*Exercise instructions:* Below are some records. Retype exactly the lines from the one containing "Emit a component" through the one containing "YAxis, CartesianGrid, ReferenceLine", both included, skipping every picture.

*Data listing:*
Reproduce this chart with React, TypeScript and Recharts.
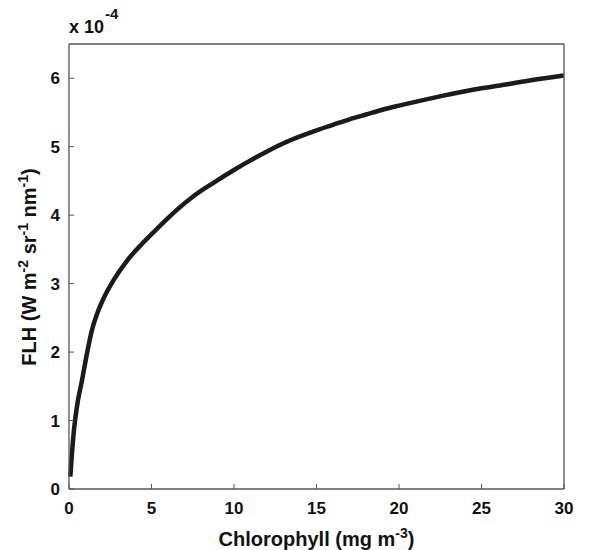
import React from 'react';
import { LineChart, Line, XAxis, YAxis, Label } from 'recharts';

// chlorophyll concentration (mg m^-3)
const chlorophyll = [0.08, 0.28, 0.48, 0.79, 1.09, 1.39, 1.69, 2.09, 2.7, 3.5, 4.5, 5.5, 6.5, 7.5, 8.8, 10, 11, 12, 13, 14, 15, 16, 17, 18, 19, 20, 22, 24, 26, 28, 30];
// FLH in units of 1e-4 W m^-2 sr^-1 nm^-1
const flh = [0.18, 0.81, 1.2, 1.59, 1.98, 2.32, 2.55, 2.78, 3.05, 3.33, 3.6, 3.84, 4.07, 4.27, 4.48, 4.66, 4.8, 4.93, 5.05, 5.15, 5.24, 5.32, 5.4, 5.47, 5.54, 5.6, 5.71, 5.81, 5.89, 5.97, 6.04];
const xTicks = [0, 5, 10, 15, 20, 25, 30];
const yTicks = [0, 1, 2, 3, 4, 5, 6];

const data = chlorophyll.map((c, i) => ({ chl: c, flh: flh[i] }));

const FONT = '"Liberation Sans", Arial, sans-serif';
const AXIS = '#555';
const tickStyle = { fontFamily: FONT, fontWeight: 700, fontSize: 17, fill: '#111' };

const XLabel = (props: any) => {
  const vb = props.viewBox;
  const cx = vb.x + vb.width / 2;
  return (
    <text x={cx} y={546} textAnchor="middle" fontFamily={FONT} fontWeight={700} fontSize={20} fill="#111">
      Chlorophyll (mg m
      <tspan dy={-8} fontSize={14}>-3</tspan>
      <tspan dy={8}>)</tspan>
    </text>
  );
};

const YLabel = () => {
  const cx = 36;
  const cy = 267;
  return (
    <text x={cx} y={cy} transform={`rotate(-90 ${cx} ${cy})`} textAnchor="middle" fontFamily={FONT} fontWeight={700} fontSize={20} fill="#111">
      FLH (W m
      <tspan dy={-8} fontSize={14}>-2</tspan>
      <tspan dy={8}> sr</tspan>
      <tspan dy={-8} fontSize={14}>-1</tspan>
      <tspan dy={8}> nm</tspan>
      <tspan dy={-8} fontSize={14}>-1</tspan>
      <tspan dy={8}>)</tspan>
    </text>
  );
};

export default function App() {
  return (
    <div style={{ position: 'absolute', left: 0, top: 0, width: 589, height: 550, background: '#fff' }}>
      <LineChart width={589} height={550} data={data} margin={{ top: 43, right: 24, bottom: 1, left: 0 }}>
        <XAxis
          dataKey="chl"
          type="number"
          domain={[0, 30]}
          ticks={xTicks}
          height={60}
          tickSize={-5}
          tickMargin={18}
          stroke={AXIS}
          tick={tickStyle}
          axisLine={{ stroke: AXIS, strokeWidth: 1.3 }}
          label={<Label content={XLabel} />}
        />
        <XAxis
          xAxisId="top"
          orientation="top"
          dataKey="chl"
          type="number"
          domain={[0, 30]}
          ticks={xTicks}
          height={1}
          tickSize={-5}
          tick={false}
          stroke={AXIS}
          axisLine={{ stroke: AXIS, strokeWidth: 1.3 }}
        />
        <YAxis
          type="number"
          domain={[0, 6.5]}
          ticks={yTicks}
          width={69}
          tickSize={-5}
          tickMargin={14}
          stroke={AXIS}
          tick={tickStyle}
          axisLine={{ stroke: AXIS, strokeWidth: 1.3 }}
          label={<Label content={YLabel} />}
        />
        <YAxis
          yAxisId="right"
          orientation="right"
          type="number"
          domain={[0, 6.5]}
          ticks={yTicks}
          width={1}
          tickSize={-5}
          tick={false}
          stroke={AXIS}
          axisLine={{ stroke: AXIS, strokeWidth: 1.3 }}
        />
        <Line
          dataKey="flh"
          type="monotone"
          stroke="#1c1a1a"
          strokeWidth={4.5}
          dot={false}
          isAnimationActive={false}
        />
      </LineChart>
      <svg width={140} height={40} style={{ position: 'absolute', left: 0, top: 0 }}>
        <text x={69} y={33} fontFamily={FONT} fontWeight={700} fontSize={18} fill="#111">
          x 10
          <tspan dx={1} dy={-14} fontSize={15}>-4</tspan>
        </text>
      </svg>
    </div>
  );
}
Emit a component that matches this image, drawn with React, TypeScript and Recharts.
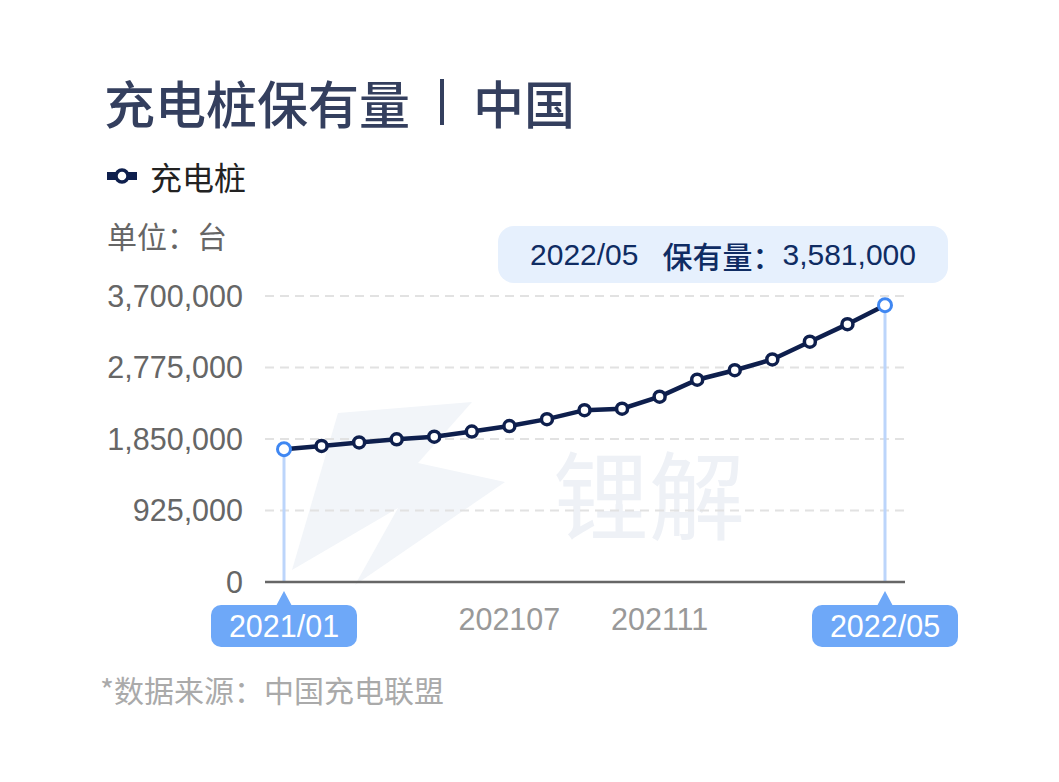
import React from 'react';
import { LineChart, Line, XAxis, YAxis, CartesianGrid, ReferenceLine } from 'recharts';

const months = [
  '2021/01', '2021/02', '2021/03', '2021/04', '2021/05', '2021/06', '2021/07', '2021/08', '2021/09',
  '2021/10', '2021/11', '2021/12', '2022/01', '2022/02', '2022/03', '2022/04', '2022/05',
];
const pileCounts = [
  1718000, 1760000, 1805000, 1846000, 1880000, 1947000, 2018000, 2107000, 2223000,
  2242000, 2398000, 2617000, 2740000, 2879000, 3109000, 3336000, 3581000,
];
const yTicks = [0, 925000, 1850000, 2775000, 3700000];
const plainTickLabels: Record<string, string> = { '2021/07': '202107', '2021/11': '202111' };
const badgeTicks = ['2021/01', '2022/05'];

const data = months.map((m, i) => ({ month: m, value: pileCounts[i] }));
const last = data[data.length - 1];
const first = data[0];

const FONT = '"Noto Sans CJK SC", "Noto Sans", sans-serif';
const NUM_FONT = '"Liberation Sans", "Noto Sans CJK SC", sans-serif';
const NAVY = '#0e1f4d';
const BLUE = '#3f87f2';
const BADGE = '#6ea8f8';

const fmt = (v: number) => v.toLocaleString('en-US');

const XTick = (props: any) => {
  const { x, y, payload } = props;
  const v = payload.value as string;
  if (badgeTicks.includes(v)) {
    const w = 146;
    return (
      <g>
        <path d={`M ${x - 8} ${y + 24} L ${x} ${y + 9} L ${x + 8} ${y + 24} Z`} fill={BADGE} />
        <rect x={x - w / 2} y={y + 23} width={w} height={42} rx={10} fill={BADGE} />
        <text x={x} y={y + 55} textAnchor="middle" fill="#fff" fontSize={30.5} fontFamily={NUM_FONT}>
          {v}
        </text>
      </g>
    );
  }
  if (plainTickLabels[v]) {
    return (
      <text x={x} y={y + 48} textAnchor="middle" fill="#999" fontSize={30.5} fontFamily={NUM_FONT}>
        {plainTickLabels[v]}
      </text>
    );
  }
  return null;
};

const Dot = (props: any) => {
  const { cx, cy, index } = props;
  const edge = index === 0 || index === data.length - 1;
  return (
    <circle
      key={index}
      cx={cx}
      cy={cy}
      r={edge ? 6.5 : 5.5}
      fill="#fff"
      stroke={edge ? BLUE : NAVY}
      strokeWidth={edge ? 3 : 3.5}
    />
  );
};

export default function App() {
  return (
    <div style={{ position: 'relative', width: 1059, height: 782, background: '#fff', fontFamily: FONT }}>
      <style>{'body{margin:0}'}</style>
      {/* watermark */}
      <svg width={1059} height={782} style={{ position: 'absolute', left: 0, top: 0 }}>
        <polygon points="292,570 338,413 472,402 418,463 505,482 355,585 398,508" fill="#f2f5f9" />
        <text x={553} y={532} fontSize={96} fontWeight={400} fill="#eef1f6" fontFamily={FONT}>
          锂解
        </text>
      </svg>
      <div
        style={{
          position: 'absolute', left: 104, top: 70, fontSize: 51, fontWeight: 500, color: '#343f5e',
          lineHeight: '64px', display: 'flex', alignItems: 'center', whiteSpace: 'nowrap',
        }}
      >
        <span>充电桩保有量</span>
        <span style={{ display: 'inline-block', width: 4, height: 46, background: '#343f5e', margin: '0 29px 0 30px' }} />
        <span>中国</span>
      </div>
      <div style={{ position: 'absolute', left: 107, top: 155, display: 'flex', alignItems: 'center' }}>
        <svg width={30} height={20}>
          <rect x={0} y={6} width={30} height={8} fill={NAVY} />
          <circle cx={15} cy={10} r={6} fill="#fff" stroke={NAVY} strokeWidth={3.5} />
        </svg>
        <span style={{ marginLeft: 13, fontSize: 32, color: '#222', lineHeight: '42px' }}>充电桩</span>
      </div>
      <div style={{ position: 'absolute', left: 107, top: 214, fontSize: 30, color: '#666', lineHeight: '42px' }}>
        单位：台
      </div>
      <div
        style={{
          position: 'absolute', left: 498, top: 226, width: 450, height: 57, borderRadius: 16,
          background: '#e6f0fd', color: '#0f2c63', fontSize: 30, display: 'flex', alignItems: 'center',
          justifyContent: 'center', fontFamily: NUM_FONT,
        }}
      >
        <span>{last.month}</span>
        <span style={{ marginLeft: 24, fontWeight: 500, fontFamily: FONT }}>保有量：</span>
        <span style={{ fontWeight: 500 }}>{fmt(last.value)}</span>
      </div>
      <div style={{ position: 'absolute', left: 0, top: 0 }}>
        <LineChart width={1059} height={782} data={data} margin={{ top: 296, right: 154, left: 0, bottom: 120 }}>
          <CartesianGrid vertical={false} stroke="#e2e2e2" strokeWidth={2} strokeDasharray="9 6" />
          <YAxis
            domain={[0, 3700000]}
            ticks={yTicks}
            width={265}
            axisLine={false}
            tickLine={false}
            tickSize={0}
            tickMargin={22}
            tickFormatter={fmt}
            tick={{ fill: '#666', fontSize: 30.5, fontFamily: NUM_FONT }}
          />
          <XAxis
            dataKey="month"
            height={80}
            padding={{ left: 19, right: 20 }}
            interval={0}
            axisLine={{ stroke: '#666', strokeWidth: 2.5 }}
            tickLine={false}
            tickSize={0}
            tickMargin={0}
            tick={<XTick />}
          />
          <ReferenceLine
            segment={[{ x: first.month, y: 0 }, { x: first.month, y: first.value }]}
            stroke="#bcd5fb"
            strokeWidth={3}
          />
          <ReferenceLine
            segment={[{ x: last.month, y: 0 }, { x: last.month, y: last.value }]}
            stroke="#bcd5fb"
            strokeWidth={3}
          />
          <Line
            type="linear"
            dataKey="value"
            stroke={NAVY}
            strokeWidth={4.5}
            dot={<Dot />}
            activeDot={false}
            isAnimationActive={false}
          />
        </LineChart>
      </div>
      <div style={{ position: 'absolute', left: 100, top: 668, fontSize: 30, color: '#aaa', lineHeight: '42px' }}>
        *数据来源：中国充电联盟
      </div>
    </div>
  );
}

*Finished task:*
Emit a component that matches this image, drawn with React, TypeScript and Recharts.
import React from 'react';
import { LineChart, Line, XAxis, YAxis, CartesianGrid, ReferenceLine } from 'recharts';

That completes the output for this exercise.